A new report suggests that Apple has stopped development on a so-called "walkie-talkie" feature that might have served as a key selling point for future iPhones due to its ability to allow people to text each other in areas that don't have cellular coverage.
Citing a report from subscriber-only publication The Information, MacRumors wrote that Apple was working closely with Intel on the feature, which would have worked by allowing iPhone users to send messages over long-distance radio waves in the 900 MHz radio spectrum, thus eliminating the need for a cellular connection. The shelved feature, which shares a name with the Apple Watch's Walkie-Talkie feature (which uses Wi-Fi or cellular connectivity), was supposedly designed mainly for iPhone users on skiing or hiking trips, due to the lack of cellular coverage that often comes with these activities.
Separately, Engadget cited the same report from The Information, noting that the technology was known behind the scenes under the codename Project OGRS and that the aforementioned 900 MHz spectrum is typically used by the utility, oil, and gasoline industries.

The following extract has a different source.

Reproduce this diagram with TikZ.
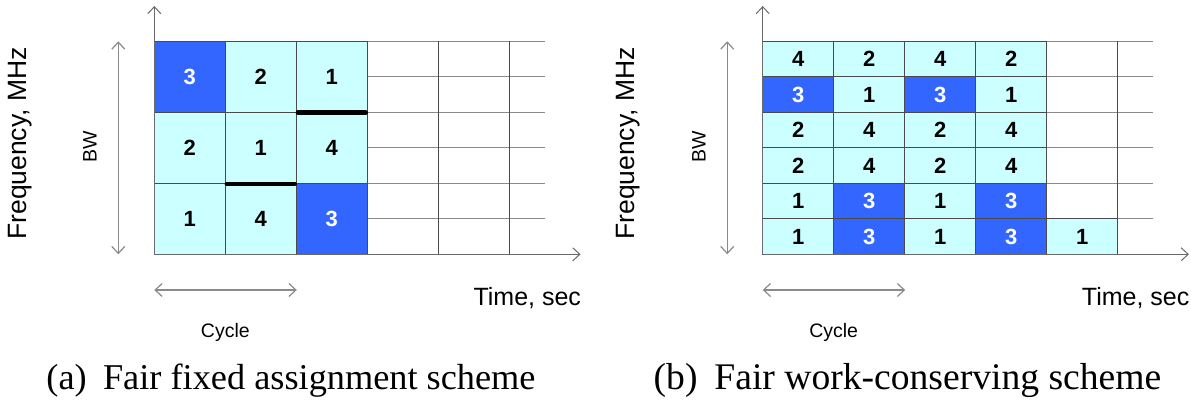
\documentclass[tikz,border=0pt]{standalone}
\usepackage{fontspec}
\setmainfont{Liberation Serif}
\setsansfont{Liberation Sans}
\usetikzlibrary{arrows.meta}
\definecolor{cellc}{HTML}{CCFFFF}
\definecolor{cellb}{HTML}{3366FF}
\definecolor{gridc}{HTML}{4A4A4A}
\definecolor{linec}{HTML}{8A8A8A}
\definecolor{axisc}{HTML}{6A6A6A}
\begin{document}
\begin{tikzpicture}[x=1pt,y=-1pt,
  cellbase/.style={draw=gridc, line width=0.9pt, minimum width=71pt, inner sep=0pt,
    font=\sffamily\bfseries\fontsize{22}{22}\selectfont},
  lcell/.style={cellbase, fill=cellc, text=black},
  bcell/.style={cellbase, fill=cellb, text=white},
  thin/.style={draw=linec, line width=1pt},
  vline/.style={draw=gridc, line width=0.8pt},
  axis/.style={draw=axisc, line width=1pt, -{Straight Barb[length=7pt,width=13pt]}},
  dbl/.style={draw=linec, line width=1.2pt, {Straight Barb[length=7pt,width=13pt]}-{Straight Barb[length=7pt,width=13pt]}},
  bar/.style={draw=black, line width=4.5pt, line cap=round, shorten >=2pt, shorten <=2pt},
  lab/.style={font=\sffamily\fontsize{25}{25}\selectfont},
  flab/.style={font=\sffamily\fontsize{26.5}{26.5}\selectfont},
  slab/.style={font=\sffamily\fontsize{19.5}{19.5}\selectfont},
  capt/.style={font=\rmfamily\fontsize{36.3}{36.3}\selectfont, anchor=base}]
\useasboundingbox (0,0) rectangle (1191,401);
% ================= panel (a) =================
\foreach \k in {0,...,5}
  \draw[thin] ({367.3},{41.3+35.5*\k}) -- (545,{41.3+35.5*\k});
\draw[thin] (154.3,41.3) -- (367.3,41.3);
\foreach \xx in {438.3,509.3}
  \draw[vline] (\xx,41.3) -- (\xx,254.3);
\foreach \r/\c/\v/\s in {0/0/3/bcell,0/1/2/lcell,0/2/1/lcell,
                         1/0/2/lcell,1/1/1/lcell,1/2/4/lcell,
                         2/0/1/lcell,2/1/4/lcell,2/2/3/bcell}
  \node[\s, minimum height=71pt] (a\r\c) at ({189.8+71*\c},{76.8+71*\r}) {\v};
\draw[bar] (a02.south west) -- (a02.south east);
\draw[bar] (a11.south west) -- (a11.south east);
\coordinate (ao) at (154.3,254.3);
\coordinate (ay) at (154.3,6);
\coordinate (ax) at (580.5,254.3);
\draw[axis] (ao) -- (ay);
\draw[axis] (ao) -- (ax);
\coordinate (abt) at (118.3,41.3);
\coordinate (abb) at (118.3,254.3);
\draw[dbl] (abt) -- (abb);
\node[slab, rotate=90] (abw) at (90,147) {BW};
\node[flab, rotate=90] (afr) at (20,143.5) {Frequency, MHz};
\coordinate (acl) at (154.3,290);
\coordinate (acr) at (296.8,290);
\draw[dbl] (acl) -- (acr);
\node[slab] (acy) at (225.3,332) {Cycle};
\node[lab, anchor=base west] (ati) at (470,305) {Time, sec};
\node[capt] (acap) at (291,389) {(a)\hspace{0.45em}Fair fixed assignment scheme};
% ================= panel (b) =================
\foreach \k in {0,...,5}
  \draw[thin] ({1046.7},{41.3+35.5*\k}) -- (1153.4,{41.3+35.5*\k});
\draw[thin] (762.7,41.3) -- (1046.7,41.3);
\draw[vline] (1117.7,41.3) -- (1117.7,254.3);
\foreach \r/\c/\v/\s in {0/0/4/lcell,0/1/2/lcell,0/2/4/lcell,0/3/2/lcell,
                         1/0/3/bcell,1/1/1/lcell,1/2/3/bcell,1/3/1/lcell,
                         2/0/2/lcell,2/1/4/lcell,2/2/2/lcell,2/3/4/lcell,
                         3/0/2/lcell,3/1/4/lcell,3/2/2/lcell,3/3/4/lcell,
                         4/0/1/lcell,4/1/3/bcell,4/2/1/lcell,4/3/3/bcell,
                         5/0/1/lcell,5/1/3/bcell,5/2/1/lcell,5/3/3/bcell,5/4/1/lcell}
  \node[\s, minimum height=35.5pt] (b\r\c) at ({798.2+71*\c},{59.05+35.5*\r}) {\v};
\coordinate (bo) at (762.7,254.3);
\coordinate (by) at (762.7,6);
\coordinate (bx) at (1188.9,254.3);
\draw[axis] (bo) -- (by);
\draw[axis] (bo) -- (bx);
\coordinate (bbt) at (727.2,41.3);
\coordinate (bbb) at (727.2,254.3);
\draw[dbl] (bbt) -- (bbb);
\node[slab, rotate=90] (bbw) at (699,147) {BW};
\node[flab, rotate=90] (bfr) at (628,143.5) {Frequency, MHz};
\coordinate (bcl) at (762.7,290);
\coordinate (bcr) at (905.2,290);
\draw[dbl] (bcl) -- (bcr);
\node[slab] (bcy) at (833.7,332) {Cycle};
\node[lab, anchor=base west] (bti) at (1078.4,305) {Time, sec};
\node[capt, font=\rmfamily\fontsize{37.6}{37.6}\selectfont] (bcap) at (907.5,389) {(b)\hspace{0.45em}Fair work-conserving scheme};
\end{tikzpicture}
\end{document}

While it's possible that Project OGRS will resume at some point in the future and allow the feature to debut on future iPhones, development appears to have been halted for the meantime due to a number of concerns, the report added. None of the aforementioned reports mentioned when the walkie-talkie technology was expected to arrive for iPhone users.As explained by Engadget, the feature was reportedly put on hold because of organizational and business issues. Talking about the former issues, the outlet wrote that Apple executive Ruben Caballero, who was in charge of Project OGRS and considered the technology "his baby," left the company earlier this year. For the latter, it was speculated that the postponement of the project may have also been driven by Apple's expected shift back from Intel to Qualcomm modems beginning next year.
Despite the chances that next year's iPhones won't include a practical selling feature that allows for communication in areas where cellular or Wi-Fi support is not available, Apple's 2020 iPhones are expected to introduce several new features to the smartphone line, unlike this year's rumored incremental upgrade. As reported earlier this year by Tom's Guide, rumors have hinted that next year's high-end iPhones will be the first to support 5G technology and come with depth-sensing time-of-flight rear camera sensors, while all three variants could ship with OLED displays that also have variable 60 Hz/120 Hz refresh rates for smoother scrolling.